Remise en cause d’un dogme en biologie de la reproduction
La méiose est un aspect essentiel de la reproduction sexuée. Il était admis depuis presque 15 ans que l’acide rétinoïque, une molécule synthétisée à partir de la vitamine A, induisait l’entrée en méiose des cellules germinales chez les mammifères. Dans deux articles conjoints publiés le 22 mai 2020 dans la revue Science Advances, des chercheurs de l’Institut de biologie Valrose (CNRS/Inserm/Université Côte d’Azur) et de l’IGBMC (CNRS/Inserm/Université de Strasbourg) ont démontré, chez la souris, que la méiose démarre et se déroule normalement en absence d’acide rétinoïque, ouvrant ainsi de nouvelles perspectives de recherches en biologie de la reproduction.
La méiose est un processus essentiel qui permet le brassage des chromosomes et la transmission d’une information génétique unique à la descendance. À partir d'une cellule germinale diploïde1 (ovogonie chez la femelle, spermatogonie chez le mâle), la méiose produit des gamètes haploïdes2 (ovocyte chez la femelle, spermatozoïde chez le mâle). La rencontre d’un ovocyte et d’un spermatozoïde unit deux génomes parentaux pour reformer une cellule diploïde, à l’origine du futur embryon, ce qui marque le commencement de la génération suivante.
Chez les mammifères, les cellules présentes dans les gonades en développement (ovaire chez la femelle, testicule chez le mâle) fournissent un soutien architectural, nourricier et protecteur aux cellules germinales. Elles émettent aussi des signaux moléculaires qui instruisent le destin des cellules germinales. Parmi ces signaux, on trouve l’acide rétinoïque, qui permettrait de stimuler l’entrée des cellules germinales en méiose. Une étude publiée en 2011 a cependant jeté le doute quant à ce rôle de l’acide rétinoïque.

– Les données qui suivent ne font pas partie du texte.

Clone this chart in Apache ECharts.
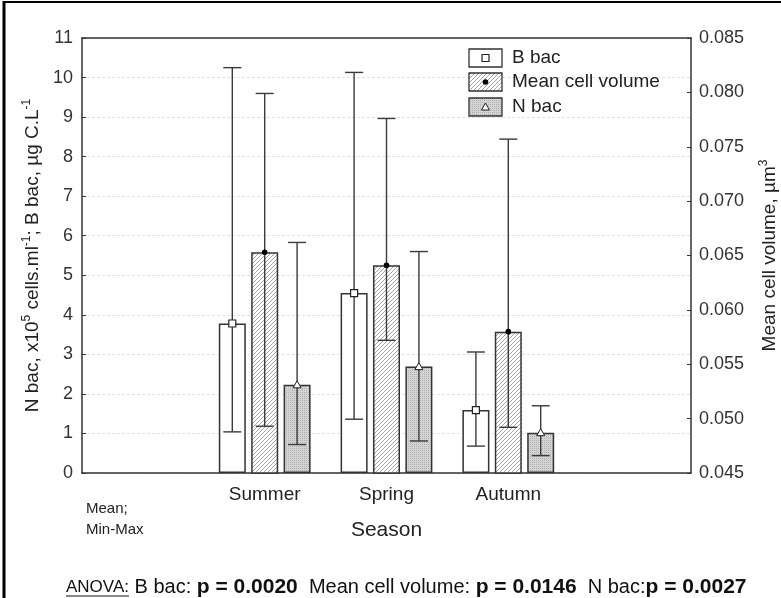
<!DOCTYPE html>
<html>
<head>
<meta charset="utf-8">
<script src="https://cdn.jsdelivr.net/npm/echarts@6/dist/echarts.min.js"></script>
<style>
  html, body { margin: 0; padding: 0; background: #fff; }
  #chart { width: 781px; height: 598px; }
</style>
</head>
<body>
<div id="chart"></div>
<script>
// Seasons on the category axis (empty slots pad both ends)
const seasons = ['', 'Summer', 'Spring', 'Autumn', ''];

// Bacterial biomass, µg C/L
const bBacMean = [null, 3.78, 4.55, 1.59, null];
const bBacMin  = [null, 1.04, 1.36, 0.68, null];
const bBacMax  = [null, 10.25, 10.13, 3.06, null];

// Mean cell volume, µm³
const volMean = [null, 0.0653, 0.0641, 0.0580, null];
const volMin  = [null, 0.0493, 0.0572, 0.0492, null];
const volMax  = [null, 0.0799, 0.0776, 0.0757, null];

// Bacterial abundance, x10^5 cells/ml
const nBacMean = [null, 2.23, 2.69, 1.02, null];
const nBacMin  = [null, 0.72, 0.81, 0.44, null];
const nBacMax  = [null, 5.83, 5.60, 1.70, null];

const seriesNames = ['B bac', 'Mean cell volume', 'N bac'];
const anovaP = ['0.0020', '0.0146', '0.0027'];

const FONT = '"Liberation Sans", Arial, sans-serif';
const INK = '#333';

// Fill textures: diagonal hatch and grey stipple
function makePattern(size, painter) {
  const c = document.createElement('canvas');
  c.width = size; c.height = size;
  const ctx = c.getContext('2d');
  const img = ctx.createImageData(size, size);
  for (let y = 0; y < size; y++) {
    for (let x = 0; x < size; x++) {
      const v = painter(x, y);
      const k = (y * size + x) * 4;
      img.data[k] = v; img.data[k + 1] = v; img.data[k + 2] = v; img.data[k + 3] = 255;
    }
  }
  ctx.putImageData(img, 0, 0);
  return c;
}
const hatchCanvas = makePattern(4, (x, y) => ((x + y) % 4 === 3 ? 165 : 255));
const stippleCanvas = makePattern(4, (x, y) => ((x % 2 === 0 && y % 2 === 0) ? 176 : 212));
const hatchFill = { image: hatchCanvas, repeat: 'repeat' };
const stippleFill = { image: stippleCanvas, repeat: 'repeat' };

const BAR_W = 27;
const GAP = 5.4;
const offsets = [-(BAR_W + GAP), 0, BAR_W + GAP];

function markerShape(kind, x, y) {
  if (kind === 'square') {
    return { type: 'rect', shape: { x: x - 3.5, y: y - 3.5, width: 7, height: 7 },
      style: { fill: '#fff', stroke: '#222', lineWidth: 1.2 }, z2: 10 };
  }
  if (kind === 'dot') {
    return { type: 'circle', shape: { cx: x, cy: y, r: 2.8 },
      style: { fill: '#000' }, z2: 10 };
  }
  return { type: 'polygon', shape: { points: [[x, y - 4], [x + 4, y + 3], [x - 4, y + 3]] },
    style: { fill: '#fff', stroke: '#222', lineWidth: 1 }, z2: 10 };
}

function rangeSeries(name, minArr, maxArr, meanArr, yAxisIndex, offset, marker) {
  const data = [];
  seasons.forEach((s, i) => {
    if (meanArr[i] != null) data.push([i, minArr[i], maxArr[i], meanArr[i]]);
  });
  return {
    type: 'custom',
    name: name + ' range',
    yAxisIndex: yAxisIndex,
    z: 5,
    silent: true,
    encode: { x: 0, y: [1, 2, 3] },
    data: data,
    renderItem: function (params, api) {
      const i = api.value(0);
      const lo = api.coord([i, api.value(1)]);
      const hi = api.coord([i, api.value(2)]);
      const mid = api.coord([i, api.value(3)]);
      const x = lo[0] + offset;
      const cap = 9;
      const ls = { stroke: '#3a3a3a', lineWidth: 1.4 };
      return {
        type: 'group',
        children: [
          { type: 'line', shape: { x1: x, y1: hi[1], x2: x, y2: lo[1] }, style: ls },
          { type: 'line', shape: { x1: x - cap, y1: hi[1], x2: x + cap, y2: hi[1] }, style: ls },
          { type: 'line', shape: { x1: x - cap, y1: lo[1], x2: x + cap, y2: lo[1] }, style: ls },
          markerShape(marker, x, mid[1])
        ]
      };
    }
  };
}

const barBorder = { borderColor: INK, borderWidth: 1.5 };

const chart = echarts.init(document.getElementById('chart'), null, { renderer: 'canvas' });

// Text width for the underlined lead-in of the footnote
const measureCtx = document.createElement('canvas').getContext('2d');
measureCtx.font = '17px ' + FONT;
const anovaLabelW = measureCtx.measureText('ANOVA:').width;

const legendX = 469, legendRows = [58, 82, 107];
const legendFills = ['#fff', hatchFill, stippleFill];
const legendMarkers = ['square', 'dot', 'triangle'];
const legendGraphics = [];
seriesNames.forEach((n, k) => {
  const cy = legendRows[k];
  legendGraphics.push({
    type: 'rect', shape: { x: legendX, y: cy - 9, width: 33, height: 18 },
    style: { fill: legendFills[k], stroke: INK, lineWidth: 1.3 }, z: 20
  });
  const m = markerShape(legendMarkers[k], legendX + 16.5, cy);
  m.z = 21;
  legendGraphics.push(m);
  legendGraphics.push({
    type: 'text', x: 512, y: cy, z: 21,
    style: { text: n, font: '19px ' + FONT, fill: '#222', verticalAlign: 'middle' }
  });
});

const option = {
  animation: false,
  backgroundColor: '#fff',
  grid: { left: 82, right: 90, top: 38, bottom: 125, containLabel: false, outerBoundsMode: 'none' },
  xAxis: [
    {
      type: 'category', data: seasons, position: 'bottom',
      name: 'Season', nameLocation: 'middle', nameGap: 47,
      nameTextStyle: { fontFamily: FONT, fontSize: 21, color: '#222' },
      axisLine: { lineStyle: { color: INK, width: 1.5 } },
      axisTick: { inside: true, alignWithLabel: true, length: 4, lineStyle: { color: INK } },
      axisLabel: { interval: 0, fontFamily: FONT, fontSize: 19, color: '#222', margin: 12 },
      splitLine: { show: false }
    },
    {
      type: 'category', data: seasons, position: 'top',
      axisLine: { lineStyle: { color: INK, width: 1.5 } },
      axisTick: { inside: true, alignWithLabel: true, length: 4, lineStyle: { color: INK } },
      axisLabel: { show: false },
      splitLine: { show: false }
    }
  ],
  yAxis: [
    {
      type: 'value', position: 'left', min: 0, max: 11, interval: 1,
      name: '{t|N bac, x10}{s|5}{t| cells.ml}{s|-1}{t|; B bac, µg C.L}{s|-1}',
      nameLocation: 'middle', nameGap: 37, nameRotate: 90,
      nameTextStyle: {
        rich: {
          t: { fontFamily: FONT, fontSize: 19, color: '#222', lineHeight: 24 },
          s: { fontFamily: FONT, fontSize: 12, color: '#222', lineHeight: 12, verticalAlign: 'top' }
        }
      },
      axisLine: { show: true, lineStyle: { color: INK, width: 1.5 } },
      axisTick: { show: true, inside: true, length: 4, lineStyle: { color: INK } },
      axisLabel: { fontFamily: FONT, fontSize: 18, color: INK, margin: 9 },
      splitLine: { show: true, lineStyle: { color: '#e2e2e2', width: 1, type: [3, 2] } }
    },
    {
      type: 'value', position: 'right', min: 0.045, max: 0.085, interval: 0.005,
      name: '{t|Mean cell volume, µm}{s|3}',
      nameLocation: 'middle', nameGap: 67, nameRotate: 90,
      nameTextStyle: {
        rich: {
          t: { fontFamily: FONT, fontSize: 19, color: '#222', lineHeight: 24 },
          s: { fontFamily: FONT, fontSize: 12, color: '#222', lineHeight: 12, verticalAlign: 'top' }
        }
      },
      axisLine: { show: true, lineStyle: { color: INK, width: 1.5 } },
      axisTick: { show: true, inside: true, length: 4, lineStyle: { color: INK } },
      axisLabel: { fontFamily: FONT, fontSize: 18, color: INK, margin: 8,
        formatter: v => v.toFixed(3) },
      splitLine: { show: false }
    }
  ],
  series: [
    {
      type: 'bar', name: seriesNames[0], yAxisIndex: 0, data: bBacMean,
      barWidth: BAR_W, barGap: '20%',
      itemStyle: Object.assign({ color: '#fff' }, barBorder)
    },
    {
      type: 'bar', name: seriesNames[1], yAxisIndex: 1, data: volMean,
      barWidth: BAR_W, barGap: '20%',
      itemStyle: Object.assign({ color: hatchFill }, barBorder)
    },
    {
      type: 'bar', name: seriesNames[2], yAxisIndex: 0, data: nBacMean,
      barWidth: BAR_W, barGap: '20%',
      itemStyle: Object.assign({ color: stippleFill }, barBorder)
    },
    rangeSeries(seriesNames[0], bBacMin, bBacMax, bBacMean, 0, offsets[0], 'square'),
    rangeSeries(seriesNames[1], volMin, volMax, volMean, 1, offsets[1], 'dot'),
    rangeSeries(seriesNames[2], nBacMin, nBacMax, nBacMean, 0, offsets[2], 'triangle')
  ],
  graphic: [
    // page frame
    { type: 'line', shape: { x1: 4, y1: 2, x2: 781, y2: 2 }, style: { stroke: '#000', lineWidth: 2 } },
    { type: 'line', shape: { x1: 4, y1: 1, x2: 4, y2: 598 }, style: { stroke: '#000', lineWidth: 3 } },
    // statistic caption
    { type: 'text', x: 86, y: 509,
      style: { text: 'Mean;', font: '15px ' + FONT, fill: '#222', verticalAlign: 'middle' } },
    { type: 'text', x: 86, y: 530,
      style: { text: 'Min-Max', font: '15px ' + FONT, fill: '#222', verticalAlign: 'middle' } },
    // ANOVA footnote
    { type: 'text', x: 66, y: 587,
      style: {
        text: '{a|ANOVA:}{n| B bac: }{b|p = ' + anovaP[0] + '}{n|  Mean cell volume: }{b|p = ' + anovaP[1] +
              '}{n|  N bac:}{b|p = ' + anovaP[2] + '}',
        verticalAlign: 'middle',
        rich: {
          a: { font: '17px ' + FONT, fill: '#111' },
          n: { font: '20px ' + FONT, fill: '#111' },
          b: { font: 'bold 21px ' + FONT, fill: '#111' }
        }
      } },
    { type: 'line', shape: { x1: 66, y1: 596, x2: 66 + anovaLabelW, y2: 596 },
      style: { stroke: '#111', lineWidth: 1.2 } }
  ].concat(legendGraphics)
};

chart.setOption(option);
</script>
</body>
</html>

Malgré cela, au fil du temps, l’idée que l’acide rétinoïque est la molécule qui instruit le déclenchement de la méiose a été érigée au rang de dogme.
Pour clarifier le rôle de l’acide rétinoïque, des scientifiques niçois et strasbourgeois3 ont utilisé deux approches complémentaires. Dans la première, ils ont empêché la fabrication d’acide rétinoïque dans l’ovaire embryonnaire de souris. Dans la seconde, ils ont bloqué le message relayé par l’acide rétinoïque en invalidant ses récepteurs. Dans les deux cas, les cellules germinales initient la méiose normalement. Mieux encore, les ovocytes dépourvus de récepteurs de l’acide rétinoïque donnent naissance, après fécondation, à des souriceaux viables, preuve que leur fonctionnalité n’est pas altérée.
Ces deux études réfutent donc l’idée que l’acide rétinoïque joue le rôle d’initiateur de l’entrée en méiose des cellules germinales. Elles battent en brèche le dogme établi et résolvent un contentieux vieux de presque 15 ans. En levant un verrou conceptuel, la découverte de ces scientifiques conduira la communauté scientifique à reconsidérer ses hypothèses de travail. Elle suscitera de nouvelles pistes, à la recherche des véritables signaux qui contrôlent l’entrée en méiose des cellules germinales.
- 1Une cellule diploïde comporte une paire de chromosomes homologues.
- 2Une cellule haploïde comporte un seul exemple de chaque chromosome.
- 3Ces travaux impliquent également des chercheurs et chercheuses du Service de biologie de la reproduction des Hôpitaux universitaires de Strasbourg, du laboratoire Biologie de la reproduction, environnement, épigénétique, et développement (Inrae/Université Paris Saclay/Enva) et des scientifiques de l’université de Genève et du German Cancer Research Center.
Retinoic Acid synthesis by ALDH1A proteins is dispensable for meiosis initiation in the mouse fetal ovary. Anne Amandine Chassot, Morgane Le Rolle, Geneviève Jolivet, Isabelle Stevant, Jean-Marie Guigonis Fabio Da Silva, Serge Nef, Eric Pailhoux, Andreas Schedl, Norbert B. Ghyselinck et Marie-Christine Chaboissier. Science Advances, 22 mai 2020. DOI : 10.1126/sciadv.aaz1261
Meiosis occurs normally in the fetal ovary of mice lacking all retinoic acid receptors. Nadège Vernet, Diana Condrea, Chloé Mayere, Betty Féret, Muriel Klopfenstein, William Magnant, Violaine Alunni, Marius Teletin, Sirine Souali-Crespo, Serge Nef, Manuel Mark, et Norbert B. Ghyselinck. Science Advances, 22 mai 2020. DOI : 10.1126/sciadv.aaz1139.